Calles, an NJIT senior majoring in computer engineering, says in the film that his parents emigrated to American from El Salvador. He’s the second child in his family and if not for NACME, he could not have afforded college. Now, four years later, he’s a not only a successful NJIT student but a role model. As a leader of the Society of Hispanic Professional Engineer’s student chapter, Calles visits high schools, encouraging other minority students to consider studying engineering. “Just today,” Calles said, “I visited my old high school, Emerson in Union City, which is like 90 percent Hispanic. I told them they must go to college, that they can be engineers if they want it.”

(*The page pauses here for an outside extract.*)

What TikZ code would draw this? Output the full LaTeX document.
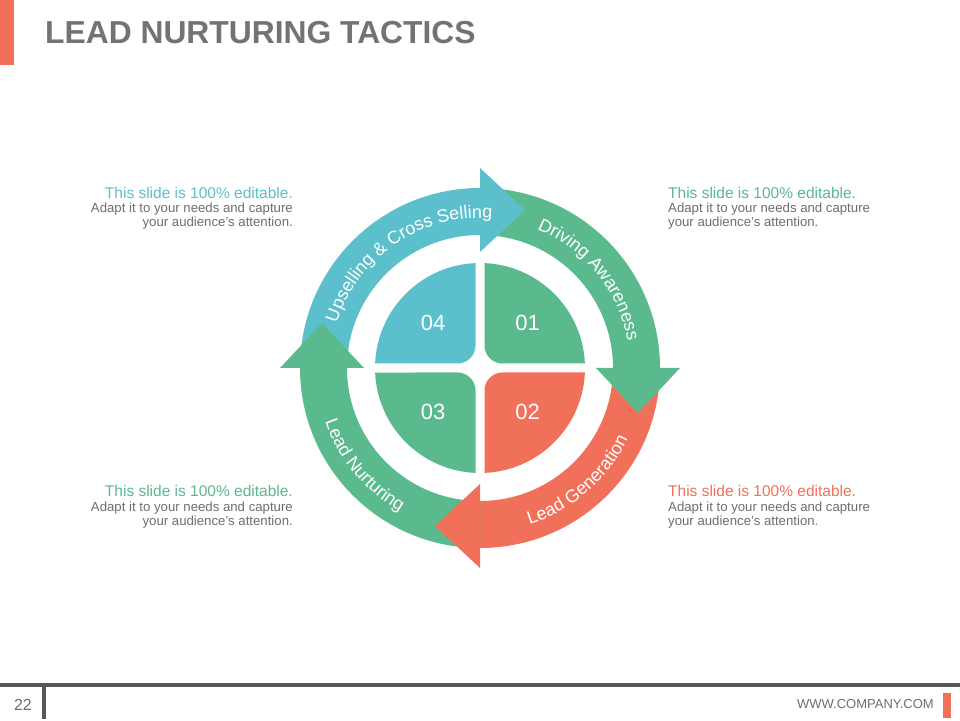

Anita Hurtado, a senior majoring in chemical engineering, said NACME was an immense help to her. Her father is Colombian and her mother is El Salvadorian; neither graduated from college and she is the first in her family to attend college. “If not for NACME I would not be at NJIT,” she said. Her SAT scores were not high, but NACME used alternative assessment techniques to realize she was an adept problem solver. During the summer before her freshman year, she attended NACME’s immersion program in math and physics, brushing up her academic skills. And it wasn’t only academics that NACME instilled into her. “NACME helped me realize how much I could do,” she said. “It made me see that even though I was a minority woman, I could still achieve my goals.”
Dimple Amleshvarwala, a senior majoring in computer science, has had internships at Sony Electronics, in San Diego, Calif., and at the Boeing Company in Bellevue, Wash. – thanks to NACME.
She lives in Jersey City with her parents, educated and hard-working immigrants from India. Being a NACME scholar, for her, means free tuition, intense tutoring and great summer internships. And though she’s still a student, because of the above experiences, she has a job lined up with a management-consulting firm.
“I was very fortunate to have a NACME scholarship at NJIT,” she said. It lessened the burden of tuition and loans and allowed me to succeed academically.”